Exercise objective =
Return each line of the listing below, unchanged, and omit the images.

Source excerpt =
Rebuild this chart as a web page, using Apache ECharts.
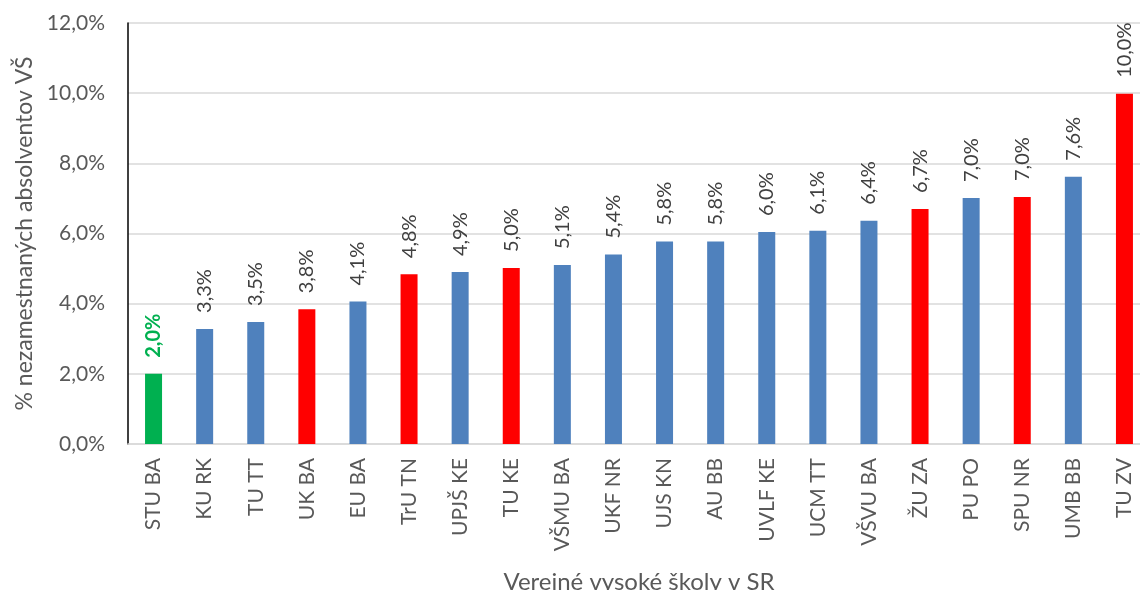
<!DOCTYPE html>
<html><head><meta charset="utf-8">
<script src="https://cdn.jsdelivr.net/npm/echarts@6/dist/echarts.min.js"></script>
<style>html,body{margin:0;padding:0;background:#fff}#c{width:1140px;height:590px}</style>
</head><body><div id="c"></div>
<script>
const categories = ["STU BA","KU RK","TU TT","UK BA","EU BA","TrU TN","UPJŠ KE","TU KE","VŠMU BA","UKF NR","UJS KN","AU BB","UVLF KE","UCM TT","VŠVU BA","ŽU ZA","PU PO","SPU NR","UMB BB","TU ZV"];
const values = [2.0,3.28,3.48,3.84,4.06,4.84,4.9,5.02,5.1,5.4,5.77,5.77,6.04,6.08,6.36,6.7,7.01,7.04,7.62,9.98];
const colorGroup = ["green","blue","blue","red","blue","red","blue","red","blue","blue","blue","blue","blue","blue","blue","red","blue","red","blue","red"];
const yTicks = [0,2,4,6,8,10,12];
const palette = {green:"#00b050", blue:"#4f81bd", red:"#ff0000"};
const FONT = "Lato";
const fmt = v => v.toFixed(1).replace('.', ',') + '%';
const chart = echarts.init(document.getElementById('c'), null, {renderer:'canvas'});
chart.setOption({
  animation:false,
  grid:{left:128, width:1022, top:23, height:421, containLabel:false, outerBoundsMode:'none'},
  xAxis:{
    type:'category', data:categories,
    name:'Verejné vysoké školy v SR', nameLocation:'middle', nameGap:126,
    nameTextStyle:{fontFamily:FONT, fontSize:24, color:'#595959'},
    axisLine:{lineStyle:{color:'#d9d9d9', width:1.5}},
    axisTick:{show:false},
    axisLabel:{rotate:90, interval:0, margin:14, fontFamily:FONT, fontSize:21, color:'#595959'}
  },
  yAxis:{
    type:'value', min:yTicks[0], max:yTicks[yTicks.length-1], interval:2,
    name:'% nezamestnaných absolventov VŠ', nameLocation:'middle', nameGap:90,
    nameTextStyle:{fontFamily:FONT, fontSize:23, color:'#595959'},
    axisLine:{show:true, lineStyle:{color:'#000', width:1.5}},
    axisTick:{show:false},
    axisLabel:{margin:23, fontFamily:FONT, fontSize:21, color:'#595959', formatter:v=>fmt(v)},
    splitLine:{lineStyle:{color:'#d9d9d9', width:1.5}}
  },
  series:[{
    type:'bar', barWidth:17,
    data: values.map((v,i)=>({
      value:v,
      itemStyle:{color:palette[colorGroup[i]]},
      label: colorGroup[i]==='green' ? {color:'#00b050', fontWeight:'bold'} : undefined
    })),
    label:{show:true, position:'top', rotate:90, align:'left', verticalAlign:'middle', distance:16,
      fontFamily:FONT, fontSize:20, color:'#404040', formatter:p=>fmt(p.value)}
  }]
});
</script></body></html>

Answer to this task =
Rebuild this chart as a web page, using Apache ECharts.
<!DOCTYPE html>
<html><head><meta charset="utf-8">
<script src="https://cdn.jsdelivr.net/npm/echarts@6/dist/echarts.min.js"></script>
<style>html,body{margin:0;padding:0;background:#fff}#c{width:1140px;height:590px}</style>
</head><body><div id="c"></div>
<script>
const categories = ["STU BA","KU RK","TU TT","UK BA","EU BA","TrU TN","UPJŠ KE","TU KE","VŠMU BA","UKF NR","UJS KN","AU BB","UVLF KE","UCM TT","VŠVU BA","ŽU ZA","PU PO","SPU NR","UMB BB","TU ZV"];
const values = [2.0,3.28,3.48,3.84,4.06,4.84,4.9,5.02,5.1,5.4,5.77,5.77,6.04,6.08,6.36,6.7,7.01,7.04,7.62,9.98];
const colorGroup = ["green","blue","blue","red","blue","red","blue","red","blue","blue","blue","blue","blue","blue","blue","red","blue","red","blue","red"];
const yTicks = [0,2,4,6,8,10,12];
const palette = {green:"#00b050", blue:"#4f81bd", red:"#ff0000"};
const FONT = "Lato";
const fmt = v => v.toFixed(1).replace('.', ',') + '%';
const chart = echarts.init(document.getElementById('c'), null, {renderer:'canvas'});
chart.setOption({
  animation:false,
  grid:{left:128, width:1022, top:23, height:421, containLabel:false, outerBoundsMode:'none'},
  xAxis:{
    type:'category', data:categories,
    name:'Verejné vysoké školy v SR', nameLocation:'middle', nameGap:126,
    nameTextStyle:{fontFamily:FONT, fontSize:24, color:'#595959'},
    axisLine:{lineStyle:{color:'#d9d9d9', width:1.5}},
    axisTick:{show:false},
    axisLabel:{rotate:90, interval:0, margin:14, fontFamily:FONT, fontSize:21, color:'#595959'}
  },
  yAxis:{
    type:'value', min:yTicks[0], max:yTicks[yTicks.length-1], interval:2,
    name:'% nezamestnaných absolventov VŠ', nameLocation:'middle', nameGap:90,
    nameTextStyle:{fontFamily:FONT, fontSize:23, color:'#595959'},
    axisLine:{show:true, lineStyle:{color:'#000', width:1.5}},
    axisTick:{show:false},
    axisLabel:{margin:23, fontFamily:FONT, fontSize:21, color:'#595959', formatter:v=>fmt(v)},
    splitLine:{lineStyle:{color:'#d9d9d9', width:1.5}}
  },
  series:[{
    type:'bar', barWidth:17,
    data: values.map((v,i)=>({
      value:v,
      itemStyle:{color:palette[colorGroup[i]]},
      label: colorGroup[i]==='green' ? {color:'#00b050', fontWeight:'bold'} : undefined
    })),
    label:{show:true, position:'top', rotate:90, align:'left', verticalAlign:'middle', distance:16,
      fontFamily:FONT, fontSize:20, color:'#404040', formatter:p=>fmt(p.value)}
  }]
});
</script></body></html>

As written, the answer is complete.